Higher Education and Our Economy
Nov 29th, 2010 @ 2:53 pm | Author: Dr. Steve Shirley, VCSU President
Last week I attended the Annual Meeting of the American Association of State Colleges and Universities (AASCU). AASCU is an association of 420 public colleges and universities focused on promoting support for public higher education while also encouraging access and opportunity of higher education for all people.
During the three days of meetings, I attended several sessions and heard from national speakers about a range of topics directly related to the current state of higher education in the United States. As you might imagine, a number of the topics focused on finances and the current state of the economy. Obviously, North Dakota's economy has bucked the national trend and coped with the economic downturn far better than most (if not all) other states in the nation. During the presentations I attended, however, the interconnectedness of our local and state economy with that of our national (and global) economies were repeatedly emphasized.
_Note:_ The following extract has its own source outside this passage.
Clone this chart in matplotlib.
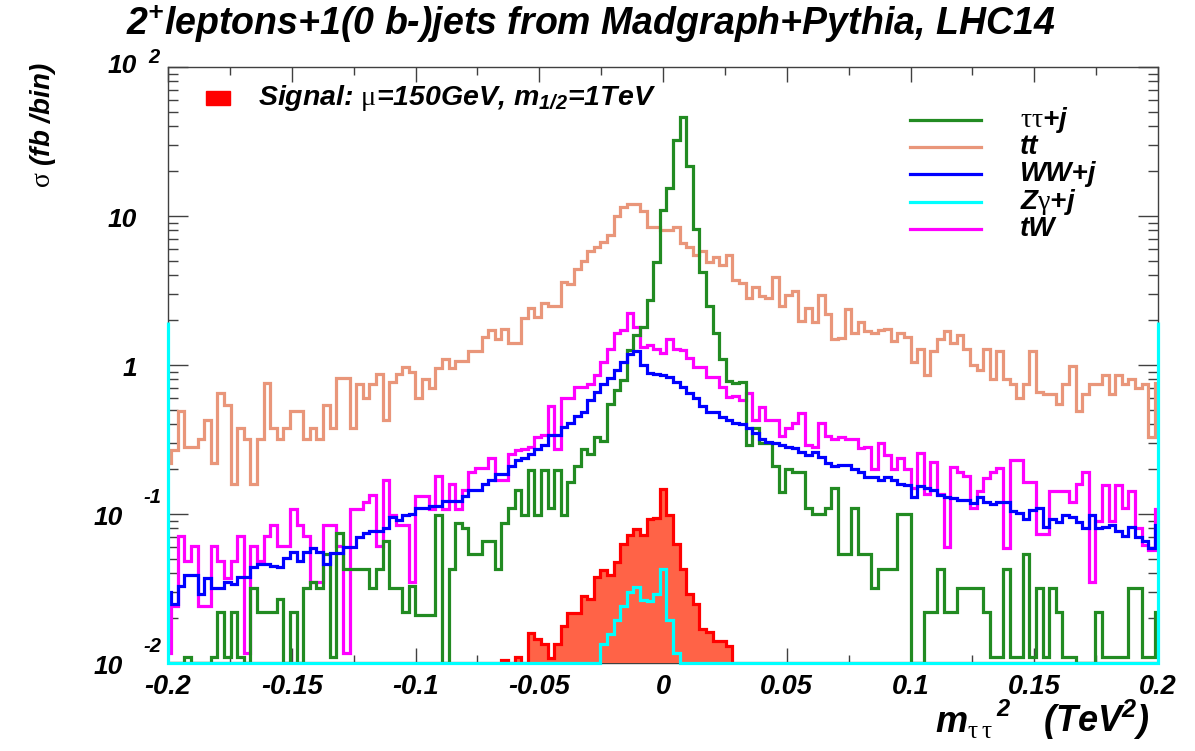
import numpy as np
import matplotlib
matplotlib.use("Agg")
import matplotlib.pyplot as plt
from matplotlib.transforms import ScaledTranslation
from matplotlib.ticker import LogLocator, NullFormatter, FixedLocator

plt.rcParams['font.family'] = 'Liberation Sans'
plt.rcParams['mathtext.fontset'] = 'custom'
plt.rcParams['mathtext.rm'] = 'Liberation Serif'
plt.rcParams['mathtext.it'] = 'Liberation Sans:style=italic:weight=bold'
plt.rcParams['mathtext.bf'] = 'Liberation Sans:style=italic:weight=bold'

# ---------------- data ----------------
N_BINS = 150                      # bins across [-0.2, 0.2], centred on 0
X_RANGE = (-0.2, 0.2)
Y_RANGE = (1e-2, 1e2)

# bin contents for bins -75 ... +75 (bin 0 centred at m^2 = 0)
tt = [0.22, 0.27, 0.49, 0.28, 0.28, 0.32, 0.43, 0.22, 0.65, 0.54,
      0.16, 0.38, 0.32, 0.16, 0.32, 0.76, 0.38, 0.32, 0.38, 0.49,
      0.49, 0.32, 0.38, 0.32, 0.54, 0.38, 0.82, 0.82, 0.38, 0.74,
      0.60, 0.74, 0.87, 0.43, 0.77, 0.87, 0.97, 0.90,
      0.60, 0.81, 0.70, 0.95, 1.10, 0.95, 1.07, 1.07, 1.24, 1.24,
      1.53, 1.71, 1.50, 1.75, 1.40, 1.40, 2.07, 2.40, 2.10, 2.60, 2.50, 2.50,
      3.6, 3.5, 4.4, 5.0, 5.8, 6.2, 6.7, 7.5, 10.0, 11.5,
      12.1, 12.1, 10.8, 8.4, 8.4, 8.1, 8.1, 8.4, 6.6, 6.2,
      5.5, 5.8, 4.9, 5.3, 4.7, 5.5, 3.7,
      3.57, 2.80, 3.36, 2.89, 2.80, 3.90, 2.49, 2.97, 3.16, 1.97,
      2.41, 1.93, 2.97, 2.20, 1.49, 1.52, 2.37, 1.63, 1.95, 1.68,
      1.63, 1.73, 1.75, 1.46, 1.65, 1.53,
      1.05, 1.28, 0.86, 1.24, 1.49, 1.68, 1.40, 1.58, 1.28, 1.00,
      0.92, 1.28, 0.81, 1.24, 0.81, 0.74, 0.60, 0.74, 1.24, 0.66,
      0.64, 0.64, 0.55, 0.74, 0.98, 0.49, 0.64, 0.74, 0.74, 0.86,
      0.64, 0.86, 0.74, 0.81, 0.70, 0.74, 0.33, 0.76]

ww = [0.030, 0.025, 0.033, 0.039, 0.039, 0.029, 0.037, 0.032, 0.032, 0.035,
      0.034, 0.038, 0.038, 0.044, 0.046, 0.046, 0.045, 0.044, 0.051, 0.056,
      0.048, 0.056, 0.059, 0.056, 0.046, 0.055, 0.055, 0.060, 0.060, 0.070,
      0.075, 0.077, 0.077, 0.080, 0.095, 0.091, 0.098, 0.100,
      0.109, 0.109, 0.114, 0.114, 0.123, 0.123, 0.123, 0.133, 0.146, 0.146,
      0.159, 0.169, 0.185, 0.185, 0.209, 0.229, 0.236, 0.251, 0.274, 0.292,
      0.339, 0.339, 0.383, 0.406, 0.458, 0.487,
      0.58, 0.66, 0.74, 0.82, 0.92, 1.05, 1.18, 1.25, 1.00, 0.88,
      0.87, 0.86, 0.83, 0.77, 0.71, 0.65, 0.60, 0.534, 0.487, 0.487,
      0.445, 0.426, 0.406,
      0.400, 0.376, 0.348, 0.317, 0.305, 0.298, 0.290, 0.283, 0.276, 0.262,
      0.249, 0.262, 0.242, 0.219, 0.210, 0.213, 0.213, 0.202, 0.192, 0.178,
      0.178, 0.169, 0.178, 0.169, 0.160, 0.157, 0.131, 0.153, 0.149, 0.145,
      0.134, 0.131, 0.128, 0.124,
      0.125, 0.118, 0.130, 0.121, 0.116, 0.121, 0.120, 0.104, 0.101, 0.093,
      0.106, 0.109, 0.082, 0.093, 0.089, 0.098, 0.096, 0.089, 0.080, 0.098,
      0.080, 0.082, 0.084, 0.077, 0.071, 0.082, 0.070, 0.066, 0.059, 0.084]

tautau = [0, 0, 0, 0.011, 0, 0, 0, 0.011, 0.022, 0.011,
          0.022, 0.011, 0, 0.032, 0.022, 0.022, 0.022, 0.027, 0, 0.022,
          0, 0.032, 0.035, 0.032, 0.054, 0.011, 0.075, 0.043, 0.043, 0.043,
          0.043, 0.032, 0.043, 0.066, 0.032, 0.032, 0.022, 0.033, 0.021, 0.021,
          0.021,
          0.098, 0, 0.043, 0.087, 0.080, 0.054, 0.054, 0.066, 0.066, 0.043,
          0.087, 0.110, 0.146, 0.098, 0.197, 0.098, 0.197, 0.110, 0.197, 0.098,
          0.164, 0.209, 0.275, 0.251, 0.330, 0.310, 0.55, 0.68, 0.79, 1.27,
          1.59, 1.81, 2.73, 4.94, 10.9, 15.3, 32.3, 46.3, 21.5, 8.2,
          4.2, 2.5, 1.65, 1.10, 0.78, 0.76,
          0.77, 0.29, 0.38, 0.30, 0.30, 0.21, 0.14, 0.20, 0.19, 0.19,
          0.11, 0.10, 0.10, 0.11, 0.15, 0.054, 0.054, 0.11, 0.054, 0.054,
          0.032, 0.043, 0.043, 0.043, 0.10, 0.10,
          0, 0, 0.022, 0.022, 0.043, 0.022, 0.022, 0.032, 0.032, 0.032,
          0.032, 0.022, 0.011, 0.011, 0.043, 0.011, 0.011, 0.054, 0.011, 0.032,
          0.011, 0.032, 0.022, 0.011, 0.011, 0, 0, 0, 0.022, 0.011,
          0.011, 0.011, 0.011, 0.032, 0.032, 0.011, 0.011, 0.022]

tw = [0.0117, 0.024, 0.071, 0.048, 0.061, 0.024, 0.024, 0.061, 0.048, 0.037,
      0.048, 0.071, 0.0117, 0.061, 0.048, 0.071, 0.084, 0.061, 0.061, 0.108,
      0.084, 0.071, 0.035, 0.035, 0.084, 0.084, 0.061, 0.0117, 0.108, 0.108,
      0.121, 0.134, 0.061, 0.169, 0.098, 0.084, 0.084, 0.035,
      0.133, 0.133, 0.108, 0.180, 0.108, 0.159, 0.108, 0.146, 0.191, 0.203,
      0.203, 0.236, 0.169, 0.169, 0.251, 0.270, 0.274, 0.283, 0.329, 0.339,
      0.533, 0.274,
      0.60, 0.60, 0.715, 0.715, 0.75, 0.857, 1.05, 1.29, 1.63, 1.72,
      2.22, 1.80, 1.33, 1.36, 1.29, 1.20, 1.49, 1.29, 1.26, 1.11,
      0.97, 0.97, 0.83, 0.83, 0.715, 0.61, 0.62,
      0.58, 0.645, 0.43, 0.52, 0.43, 0.43, 0.334, 0.376, 0.41, 0.474,
      0.29, 0.283, 0.41, 0.334, 0.32, 0.33, 0.32, 0.32, 0.276, 0.28,
      0.20, 0.298, 0.249, 0.20, 0.237, 0.20, 0.15, 0.258, 0.137, 0.225,
      0.137, 0.06, 0.208, 0.19,
      0.18, 0.11, 0.142, 0.175, 0.19, 0.203, 0.059, 0.229, 0.229, 0.164,
      0.164, 0.073, 0.073, 0.142, 0.142, 0.142, 0.121, 0.159, 0.19, 0.035,
      0.09, 0.156, 0.09, 0.156, 0.11, 0.142, 0.08, 0.062, 0.057, 0.108]

# signal: bins -75..-25 empty, -24..+10 below, +11..+75 empty
signal_core = [0.0105, 0, 0.011, 0, 0.0159, 0.0144, 0.0135, 0.0108, 0.0135, 0.0176,
               0.0216, 0.0216, 0.028, 0.027, 0.038, 0.0418, 0.039, 0.0477, 0.063, 0.072,
               0.079, 0.072, 0.092, 0.094, 0.147, 0.098, 0.063, 0.0426, 0.029, 0.025,
               0.0169, 0.0162, 0.0141, 0.0141, 0.0131]
signal = [0] * 51 + signal_core + [0] * 65

# Z gamma + j: bins -76 ... +76 (outer bins lie just outside the frame)
zgam_core = [0.0135, 0.0156, 0.0193, 0.0241, 0.0301, 0.0325, 0.0266, 0.026,
             0.029, 0.0426, 0.0195, 0.0117]          # bins -9 ... +2
zgam = [1.95] + [0] * 66 + zgam_core + [0] * 73 + [1.95]

# ---------------- binning ----------------
w = (X_RANGE[1] - X_RANGE[0]) / N_BINS
kk = np.arange(-75, 77) - 0.5
edges = np.clip(kk * w, *X_RANGE)
kz = np.arange(-76, 78) - 0.5
edges_z = np.clip(kz * w, *X_RANGE)


def floor(v):
    v = np.asarray(v, float)
    return np.where(v > 0, v, Y_RANGE[0])


BI = dict(fontweight='bold', fontstyle='italic')

# ---------------- figure ----------------
fig = plt.figure(figsize=(11.95, 7.51), dpi=100)
ax = fig.add_axes([168 / 1195, 1 - 663 / 751, 990 / 1195, 596 / 751])
ax.set_yscale('log')
ax.set_xlim(*X_RANGE)
ax.set_ylim(*Y_RANGE)

LW = 2.3
c_tt, c_tau, c_ww, c_z, c_tw = '#E9967A', '#228B22', '#0000FF', '#00FFFF', '#FF00FF'
ax.stairs(floor(tt), edges, color=c_tt, lw=LW, baseline=None, zorder=2.0)
ax.stairs(floor(tw), edges, color=c_tw, lw=LW, baseline=None, zorder=2.1)
ax.stairs(floor(tautau), edges, color=c_tau, lw=LW, baseline=None, zorder=2.2)
ax.stairs(floor(ww), edges, color=c_ww, lw=LW, baseline=None, zorder=2.3)
ax.stairs(floor(signal), edges, fill=True, color='#FF6347', baseline=Y_RANGE[0],
          zorder=2.4)
ax.stairs(floor(signal), edges, color='#FF0000', lw=LW, baseline=None, zorder=2.5)
ax.stairs(floor(zgam), edges_z, color=c_z, lw=LW, baseline=None, zorder=2.6,
          clip_on=False)

# frame and ticks
for s in ax.spines.values():
    s.set_color('#404040')
    s.set_linewidth(1.0)
    s.set_zorder(1)

xt = [-0.2, -0.15, -0.1, -0.05, 0, 0.05, 0.1, 0.15, 0.2]
xt_labels = ['-0.2', '-0.15', '-0.1', '-0.05', '0', '0.05', '0.1', '0.15', '0.2']
ax.xaxis.set_major_locator(FixedLocator(xt))
ax.xaxis.set_minor_locator(FixedLocator(np.arange(-0.175, 0.2, 0.05)))
ax.set_xticklabels(xt_labels, fontsize=19.5, **BI)
ax.yaxis.set_major_locator(LogLocator(base=10, numticks=10))
ax.yaxis.set_minor_locator(LogLocator(base=10, subs=np.arange(2, 10), numticks=10))
ax.yaxis.set_major_formatter(NullFormatter())
ax.yaxis.set_minor_formatter(NullFormatter())
ax.tick_params(which='both', direction='in', top=True, right=True,
               color='#404040', width=1.0)
ax.tick_params(axis='x', which='major', length=11, pad=8)
ax.tick_params(axis='x', which='minor', length=5.5)
ax.tick_params(axis='y', which='major', length=14.5)
ax.tick_params(axis='y', which='minor', length=7.5)

# y tick labels in ROOT style
ytr = ax.get_yaxis_transform()
def off(dx, dy):
    return ytr + ScaledTranslation(dx / 72, dy / 72, fig.dpi_scale_trans)

# (value, mantissa, exponent, mantissa x/y offset, exponent x/y offset) in points
ylab = [(1e2, '10', '2', (-22.5, 0.5), (-14.5, 6.5)),
        (10, '10', None, (-22.5, -3), None),
        (1, '1', None, (-22.5, -3), None),
        (0.1, '10', '-1', (-32.5, -3), (-18, 12)),
        (0.01, '10', '-2', (-32.5, -3), (-18, 12))]
for val, base, expo, boff, eoff in ylab:
    ax.text(0, val, base, transform=off(*boff), ha='right', va='center',
            fontsize=19, **BI)
    if expo is not None:
        ax.text(0, val, expo, transform=off(*eoff), ha='left', va='center',
                fontsize=14.5, **BI)

# titles
fig.text(0.4946, 1 - 24 / 751,
         '2$^{\\mathbf{+}}$leptons+1(0 b-)jets from Madgraph+Pythia, LHC14',
         ha='center', va='center', fontsize=27, **BI)
fig.text(43 / 1195, 1 - 62 / 751, '$\\mathrm{\\sigma}$ (fb /bin)', rotation=90,
         ha='center', va='top', fontsize=20, **BI)
# x-axis title, ROOT-like: m_{tau tau}^{2} (TeV^{2})
fig.text(935 / 1195, 1 - 732 / 751, 'm$_{\\mathrm{\\tau\\,\\tau}}$',
         ha='left', va='baseline', fontsize=26, **BI)
fig.text(996 / 1195, 1 - 716 / 751, '2',
         ha='left', va='baseline', fontsize=17, **BI)
fig.text(1150 / 1195, 1 - 732 / 751, '(TeV$^{\\mathbf{2}}$)',
         ha='right', va='baseline', fontsize=26, **BI)

# legend: signal box
def axpt(px, py):
    return (px - 168) / 990, (663 - py) / 596

x0, y0 = axpt(206, 105)
x1, y1 = axpt(230, 91)
ax.add_patch(plt.Rectangle((x0, y0), x1 - x0, y1 - y0, transform=ax.transAxes,
                           color='#FF0000', clip_on=False, zorder=5))
tx, ty = axpt(258, 98)
ax.text(tx, ty, 'Signal: $\\mathrm{\\mu}$=150GeV, m$_{\\mathbf{1/2}}$=1TeV',
        transform=ax.transAxes, ha='left', va='center', fontsize=20.5, **BI)

# legend: background lines
leg = [(c_tau, '$\\mathrm{\\tau\\tau}$+j'), (c_tt, 'tt'), (c_ww, 'WW+j'),
       (c_z, 'Z$\\mathrm{\\gamma}$+j'), (c_tw, 'tW')]
for i, (col, lab) in enumerate(leg):
    py = 120 + i * 27.2
    lx0, ly = axpt(910, py)
    lx1, _ = axpt(981, py)
    ax.plot([lx0, lx1], [ly, ly], transform=ax.transAxes, color=col, lw=LW,
            clip_on=False, zorder=5)
    tx, _ = axpt(1020, py)
    ax.text(tx, ly, lab, transform=ax.transAxes, ha='left', va='center',
            fontsize=20, **BI)

fig.savefig('out.png', dpi=100)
The closing keynote speaker was David Gergen, a senior political analyst for CNN, an editor-at-large for US News & World Report, and a former adviser to four American presidents. Mr. Gergen also serves on the faculty at Harvard, and, based on his credentials, is in a unique position to provide commentary on the interplay of economics, politics, and higher education in the U.S. It was clear from his talk, and by the discussion of others, that we are at a critically important time in our nation's history. The levels of debt in our federal government (along with the debt of many states and municipalities) are unsustainable and have the potential to completely cripple our economy and produce long-term devastation. Throughout his address, Mr. Gergen emphasized the value of education and its potential, unlike any other single factor in our society, to assist individuals by opening new doors and providing new opportunities. A well-educated society, coupled with the creativity, innovation, ingenuity, and research it produces, is absolutely fundamental to our nation's long-term economic success and global competitiveness.
Another session I attended further emphasized the importance of education and its vital link to economic success. The current unemployment rate in the U.S. is 9.6% (and it is only 3.7% in North Dakota – the lowest in the nation). However, in delving further into the national figures, there is a dramatic divide that is realized. According to the Bureau of Labor Statistics most recent data, the unemployment rate among those with a bachelor's degree is only 4.7%, while it is 8.5% among those with some college or an associate's degree, and it is 10.1% among those with only a high school diploma, and 15.3% among those who have not graduated from high school. The evidence is clear and indisputable: the level of educational attainment has a directly positive impact on an individual's ability to succeed in our society.
The United States currently faces significant fiscal challenges to which long-term remedies must be identified. The path we are on is simply not sustainable in the long-run. However, it is also evident that a sound educational system, from pre-school to graduate school, is an important ingredient in helping restore our nation's competitiveness. In order to successfully emerge from our financial challenges, the United States must have the strongest educational system in the world. Now is not the time for being short-sighted with our educational system. Rather, we must continue to make the necessary investments required to maintain a strong system of education as it is such a key ingredient for solving many of our long-term, national challenges.